My family and I often talked of visiting Skellig Michael and we finally realised our dream last summer.
The sun beamed, the sky was brilliant blue and the water glistened as our boat departed from Port Magee. We bobbed along, enjoying a roller coaster sensation and Skellig Michael loomed large as we approached. It was dark with green patches, ominous in its Gothic majesty.
I was riveted by its rugged presence, its height and grandeur dwarfing our small boat as we docked at the pier in Blind man’s Cove.
A guide greeted us and warned us to take care as we ascended its precipitous steps, hewn from the bare rock by the monks who had come to live here from the sixth century onwards.
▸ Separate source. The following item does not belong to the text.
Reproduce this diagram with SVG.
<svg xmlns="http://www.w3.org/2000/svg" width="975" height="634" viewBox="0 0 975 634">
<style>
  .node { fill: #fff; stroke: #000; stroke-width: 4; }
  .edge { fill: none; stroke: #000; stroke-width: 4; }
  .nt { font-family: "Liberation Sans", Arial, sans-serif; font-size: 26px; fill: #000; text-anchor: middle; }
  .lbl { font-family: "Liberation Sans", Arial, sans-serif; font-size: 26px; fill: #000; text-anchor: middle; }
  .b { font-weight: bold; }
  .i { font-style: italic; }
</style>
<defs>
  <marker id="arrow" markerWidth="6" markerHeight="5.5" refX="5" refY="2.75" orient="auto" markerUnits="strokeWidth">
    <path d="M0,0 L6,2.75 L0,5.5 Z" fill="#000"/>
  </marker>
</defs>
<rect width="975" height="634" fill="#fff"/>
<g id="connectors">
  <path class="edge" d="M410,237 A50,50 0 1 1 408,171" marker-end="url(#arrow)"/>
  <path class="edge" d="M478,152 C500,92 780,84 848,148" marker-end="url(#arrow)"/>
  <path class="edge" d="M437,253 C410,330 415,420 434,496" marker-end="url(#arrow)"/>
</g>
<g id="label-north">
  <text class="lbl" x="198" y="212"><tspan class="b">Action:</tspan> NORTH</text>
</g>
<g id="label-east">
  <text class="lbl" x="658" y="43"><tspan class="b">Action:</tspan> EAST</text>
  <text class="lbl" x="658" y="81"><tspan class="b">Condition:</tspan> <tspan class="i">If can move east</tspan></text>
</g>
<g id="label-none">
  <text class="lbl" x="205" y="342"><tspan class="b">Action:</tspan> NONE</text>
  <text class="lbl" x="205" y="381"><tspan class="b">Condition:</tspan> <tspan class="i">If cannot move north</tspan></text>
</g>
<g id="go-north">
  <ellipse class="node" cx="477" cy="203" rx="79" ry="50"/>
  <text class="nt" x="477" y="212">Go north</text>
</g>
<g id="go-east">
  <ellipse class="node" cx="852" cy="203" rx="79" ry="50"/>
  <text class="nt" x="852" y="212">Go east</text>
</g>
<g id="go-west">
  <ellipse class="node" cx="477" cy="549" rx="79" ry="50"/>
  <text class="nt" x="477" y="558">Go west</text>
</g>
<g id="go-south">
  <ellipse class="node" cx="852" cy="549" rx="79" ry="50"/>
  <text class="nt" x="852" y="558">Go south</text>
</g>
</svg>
In single file we made it to Christ’s Saddle, and with a final push we reached the monastic settlement. I splayed my body upon a rock, tired but exhilarated, listening to another guide explain the history and lore of this incredible place.
We took photographs of the beehive huts and crosses and of ourselves framed by church windows with the ocean far beneath us. I felt the sea campion which carpeted bare rock and I saw a fledgling wheatear flutter on a hillock. I fed crumbs to a bold and beautiful herring gull which stood beside me, looking me straight in the eye as I snacked by the Wailing Woman stone.
But I had come mostly to see the puffins. It was nesting season so the females were deep in their burrows, hatching eggs. The males were on patrol, fearless, confident and magnificent in their full breeding colours.
We saw guillemots and razor bills standing on lower ledges near the restless sea. We were on the island for two and a half hours.
On the return journey, our boatman drew close to Skellig Beag, home to a gannet colony. Approximately 32,000 pairs live on this rocky outcrop. We watched those large and elegant birds glide and wheel high into the air and plunge like dive bombers to spear fish. The air was thronged with moving masses. .
As we departed from the Skelligs, I felt sad that such an outstanding adventure was over, but like Wordsworth in The Daffodils, the memory lights up my “inward eye”, and I often relive that heavenly day.